Task to complete:
Copy the data exactly; pictures stay out of the copy.

Raw data:
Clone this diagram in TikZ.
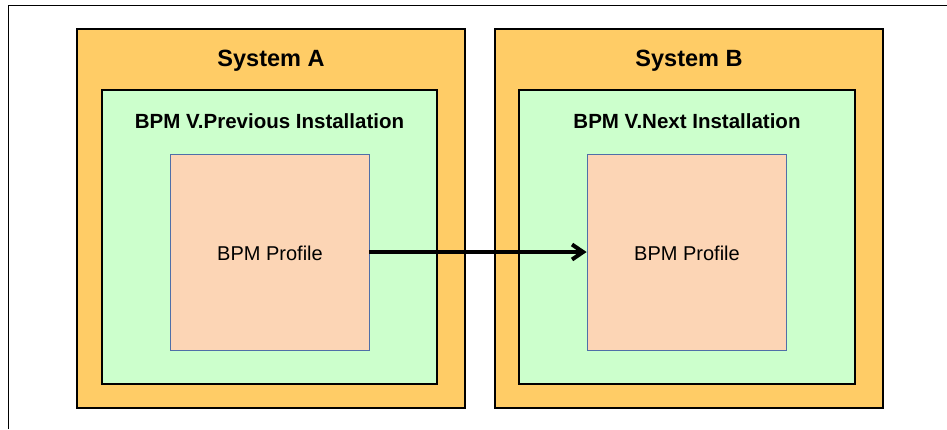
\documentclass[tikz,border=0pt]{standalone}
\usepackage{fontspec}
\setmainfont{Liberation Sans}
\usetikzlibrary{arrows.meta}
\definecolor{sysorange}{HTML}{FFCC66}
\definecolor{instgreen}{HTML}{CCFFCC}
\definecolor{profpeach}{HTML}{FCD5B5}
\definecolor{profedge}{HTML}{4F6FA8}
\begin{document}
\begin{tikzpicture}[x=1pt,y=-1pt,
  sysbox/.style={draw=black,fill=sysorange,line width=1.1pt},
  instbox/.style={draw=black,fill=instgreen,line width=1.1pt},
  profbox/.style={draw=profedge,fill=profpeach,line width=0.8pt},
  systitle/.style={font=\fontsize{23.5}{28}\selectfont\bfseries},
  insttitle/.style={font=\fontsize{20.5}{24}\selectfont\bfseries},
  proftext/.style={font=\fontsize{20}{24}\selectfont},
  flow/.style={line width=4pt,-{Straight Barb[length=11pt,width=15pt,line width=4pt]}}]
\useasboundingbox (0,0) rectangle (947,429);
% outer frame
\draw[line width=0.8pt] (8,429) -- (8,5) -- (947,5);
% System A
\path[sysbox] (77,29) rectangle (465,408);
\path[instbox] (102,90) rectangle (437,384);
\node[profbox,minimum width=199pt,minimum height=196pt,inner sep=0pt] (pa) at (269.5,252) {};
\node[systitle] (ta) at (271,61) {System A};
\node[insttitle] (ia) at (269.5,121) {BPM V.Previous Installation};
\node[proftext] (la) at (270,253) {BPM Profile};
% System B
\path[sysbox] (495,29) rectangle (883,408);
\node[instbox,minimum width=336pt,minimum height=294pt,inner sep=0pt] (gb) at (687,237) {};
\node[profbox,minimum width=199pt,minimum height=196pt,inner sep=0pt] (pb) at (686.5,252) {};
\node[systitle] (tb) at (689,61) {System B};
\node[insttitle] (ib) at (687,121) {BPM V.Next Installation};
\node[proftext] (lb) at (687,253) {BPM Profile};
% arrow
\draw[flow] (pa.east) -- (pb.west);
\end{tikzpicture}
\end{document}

Exercise output:
Clone this diagram in TikZ.
\documentclass[tikz,border=0pt]{standalone}
\usepackage{fontspec}
\setmainfont{Liberation Sans}
\usetikzlibrary{arrows.meta}
\definecolor{sysorange}{HTML}{FFCC66}
\definecolor{instgreen}{HTML}{CCFFCC}
\definecolor{profpeach}{HTML}{FCD5B5}
\definecolor{profedge}{HTML}{4F6FA8}
\begin{document}
\begin{tikzpicture}[x=1pt,y=-1pt,
  sysbox/.style={draw=black,fill=sysorange,line width=1.1pt},
  instbox/.style={draw=black,fill=instgreen,line width=1.1pt},
  profbox/.style={draw=profedge,fill=profpeach,line width=0.8pt},
  systitle/.style={font=\fontsize{23.5}{28}\selectfont\bfseries},
  insttitle/.style={font=\fontsize{20.5}{24}\selectfont\bfseries},
  proftext/.style={font=\fontsize{20}{24}\selectfont},
  flow/.style={line width=4pt,-{Straight Barb[length=11pt,width=15pt,line width=4pt]}}]
\useasboundingbox (0,0) rectangle (947,429);
% outer frame
\draw[line width=0.8pt] (8,429) -- (8,5) -- (947,5);
% System A
\path[sysbox] (77,29) rectangle (465,408);
\path[instbox] (102,90) rectangle (437,384);
\node[profbox,minimum width=199pt,minimum height=196pt,inner sep=0pt] (pa) at (269.5,252) {};
\node[systitle] (ta) at (271,61) {System A};
\node[insttitle] (ia) at (269.5,121) {BPM V.Previous Installation};
\node[proftext] (la) at (270,253) {BPM Profile};
% System B
\path[sysbox] (495,29) rectangle (883,408);
\node[instbox,minimum width=336pt,minimum height=294pt,inner sep=0pt] (gb) at (687,237) {};
\node[profbox,minimum width=199pt,minimum height=196pt,inner sep=0pt] (pb) at (686.5,252) {};
\node[systitle] (tb) at (689,61) {System B};
\node[insttitle] (ib) at (687,121) {BPM V.Next Installation};
\node[proftext] (lb) at (687,253) {BPM Profile};
% arrow
\draw[flow] (pa.east) -- (pb.west);
\end{tikzpicture}
\end{document}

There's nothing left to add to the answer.